* Exercise details:
Find the lines with the string "this" and return them.

* Supplied records:
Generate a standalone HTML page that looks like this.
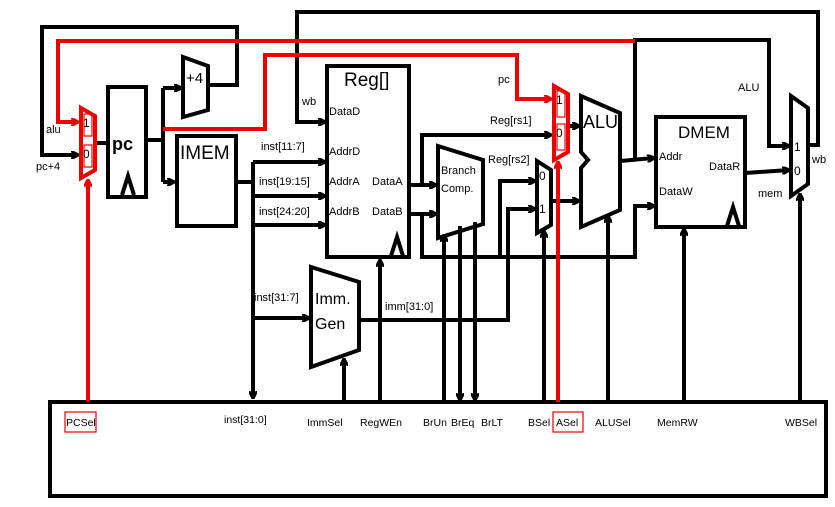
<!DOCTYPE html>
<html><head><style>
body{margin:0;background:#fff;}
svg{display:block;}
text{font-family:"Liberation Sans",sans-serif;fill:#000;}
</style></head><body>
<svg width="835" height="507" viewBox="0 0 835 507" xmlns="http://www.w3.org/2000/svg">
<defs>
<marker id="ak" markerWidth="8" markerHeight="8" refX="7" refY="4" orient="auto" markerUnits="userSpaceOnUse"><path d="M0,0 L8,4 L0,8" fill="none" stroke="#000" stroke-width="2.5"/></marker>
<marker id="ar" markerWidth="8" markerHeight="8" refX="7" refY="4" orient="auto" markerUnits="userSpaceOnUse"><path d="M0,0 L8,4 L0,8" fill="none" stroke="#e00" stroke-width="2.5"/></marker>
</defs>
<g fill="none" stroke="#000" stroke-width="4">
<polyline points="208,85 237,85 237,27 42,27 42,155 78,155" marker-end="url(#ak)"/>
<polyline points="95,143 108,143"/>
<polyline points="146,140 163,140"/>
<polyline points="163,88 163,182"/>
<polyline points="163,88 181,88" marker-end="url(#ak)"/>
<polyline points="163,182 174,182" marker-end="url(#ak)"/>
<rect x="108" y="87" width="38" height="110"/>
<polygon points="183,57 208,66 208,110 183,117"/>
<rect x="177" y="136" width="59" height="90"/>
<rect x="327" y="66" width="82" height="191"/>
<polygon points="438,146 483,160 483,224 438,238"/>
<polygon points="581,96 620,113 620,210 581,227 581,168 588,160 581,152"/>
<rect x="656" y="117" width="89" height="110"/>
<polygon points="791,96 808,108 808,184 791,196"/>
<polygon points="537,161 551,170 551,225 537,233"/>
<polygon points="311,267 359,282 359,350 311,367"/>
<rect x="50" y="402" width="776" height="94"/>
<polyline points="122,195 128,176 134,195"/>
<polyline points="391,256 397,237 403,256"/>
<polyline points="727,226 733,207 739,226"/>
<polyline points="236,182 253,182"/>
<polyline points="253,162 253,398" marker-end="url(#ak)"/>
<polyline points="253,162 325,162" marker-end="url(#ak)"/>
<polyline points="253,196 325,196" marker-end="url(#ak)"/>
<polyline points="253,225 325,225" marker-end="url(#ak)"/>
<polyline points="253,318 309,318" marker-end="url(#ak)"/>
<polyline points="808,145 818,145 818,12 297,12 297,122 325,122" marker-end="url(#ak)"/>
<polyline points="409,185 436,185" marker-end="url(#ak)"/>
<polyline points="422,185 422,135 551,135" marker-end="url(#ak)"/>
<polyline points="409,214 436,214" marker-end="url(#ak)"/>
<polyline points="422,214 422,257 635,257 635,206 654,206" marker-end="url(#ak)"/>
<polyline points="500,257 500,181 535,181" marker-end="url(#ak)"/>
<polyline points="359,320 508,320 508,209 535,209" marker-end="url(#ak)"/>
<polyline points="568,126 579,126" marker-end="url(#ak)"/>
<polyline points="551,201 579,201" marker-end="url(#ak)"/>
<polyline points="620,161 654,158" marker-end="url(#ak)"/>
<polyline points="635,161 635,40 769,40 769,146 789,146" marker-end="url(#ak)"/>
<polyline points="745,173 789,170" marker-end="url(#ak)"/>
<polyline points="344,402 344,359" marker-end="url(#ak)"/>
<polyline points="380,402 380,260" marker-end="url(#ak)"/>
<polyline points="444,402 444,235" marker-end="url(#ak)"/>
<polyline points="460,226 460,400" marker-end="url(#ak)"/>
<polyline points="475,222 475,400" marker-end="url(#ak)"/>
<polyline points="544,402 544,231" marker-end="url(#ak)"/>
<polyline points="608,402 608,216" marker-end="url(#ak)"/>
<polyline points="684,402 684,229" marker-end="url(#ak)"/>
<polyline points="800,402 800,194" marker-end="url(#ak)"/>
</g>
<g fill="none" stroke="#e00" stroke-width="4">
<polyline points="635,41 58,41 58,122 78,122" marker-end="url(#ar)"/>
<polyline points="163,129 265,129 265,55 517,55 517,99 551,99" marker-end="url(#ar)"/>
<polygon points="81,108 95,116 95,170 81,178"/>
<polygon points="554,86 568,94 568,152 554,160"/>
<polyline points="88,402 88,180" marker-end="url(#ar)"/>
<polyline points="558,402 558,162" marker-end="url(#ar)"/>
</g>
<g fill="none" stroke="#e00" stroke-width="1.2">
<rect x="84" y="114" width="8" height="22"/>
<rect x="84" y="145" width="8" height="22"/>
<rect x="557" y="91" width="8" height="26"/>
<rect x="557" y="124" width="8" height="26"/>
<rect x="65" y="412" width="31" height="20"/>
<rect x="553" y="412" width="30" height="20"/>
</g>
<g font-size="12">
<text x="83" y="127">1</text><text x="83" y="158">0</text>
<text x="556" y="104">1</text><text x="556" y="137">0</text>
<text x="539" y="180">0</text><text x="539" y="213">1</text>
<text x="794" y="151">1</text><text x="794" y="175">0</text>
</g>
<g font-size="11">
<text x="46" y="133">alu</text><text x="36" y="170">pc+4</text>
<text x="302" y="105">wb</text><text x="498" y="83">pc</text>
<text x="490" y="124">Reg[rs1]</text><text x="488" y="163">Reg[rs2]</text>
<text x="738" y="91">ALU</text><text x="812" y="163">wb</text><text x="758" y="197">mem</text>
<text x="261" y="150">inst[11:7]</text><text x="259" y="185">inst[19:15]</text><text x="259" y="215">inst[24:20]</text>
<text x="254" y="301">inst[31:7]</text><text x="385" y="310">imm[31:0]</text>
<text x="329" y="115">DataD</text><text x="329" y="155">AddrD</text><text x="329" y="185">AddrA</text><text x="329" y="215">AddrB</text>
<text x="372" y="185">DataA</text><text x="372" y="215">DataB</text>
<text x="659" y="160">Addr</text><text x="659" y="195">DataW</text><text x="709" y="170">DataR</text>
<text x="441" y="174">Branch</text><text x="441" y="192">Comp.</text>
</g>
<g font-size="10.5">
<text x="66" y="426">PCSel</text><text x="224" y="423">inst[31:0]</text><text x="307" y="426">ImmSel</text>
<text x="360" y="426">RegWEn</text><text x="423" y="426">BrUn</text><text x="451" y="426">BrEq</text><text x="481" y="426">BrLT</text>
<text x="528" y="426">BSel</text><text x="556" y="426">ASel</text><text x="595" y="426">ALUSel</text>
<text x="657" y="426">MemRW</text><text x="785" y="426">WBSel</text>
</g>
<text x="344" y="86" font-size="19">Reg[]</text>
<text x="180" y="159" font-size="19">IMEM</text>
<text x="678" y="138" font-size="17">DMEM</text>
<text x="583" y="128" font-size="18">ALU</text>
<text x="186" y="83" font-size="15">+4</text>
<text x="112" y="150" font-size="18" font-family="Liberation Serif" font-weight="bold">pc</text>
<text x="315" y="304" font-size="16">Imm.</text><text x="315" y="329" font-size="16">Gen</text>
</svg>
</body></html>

...

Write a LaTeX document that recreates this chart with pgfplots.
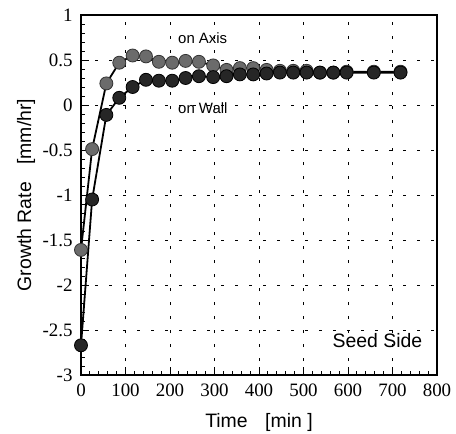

* Task answer:
Generate a standalone HTML page that looks like this.
Write a LaTeX document that recreates this chart with pgfplots.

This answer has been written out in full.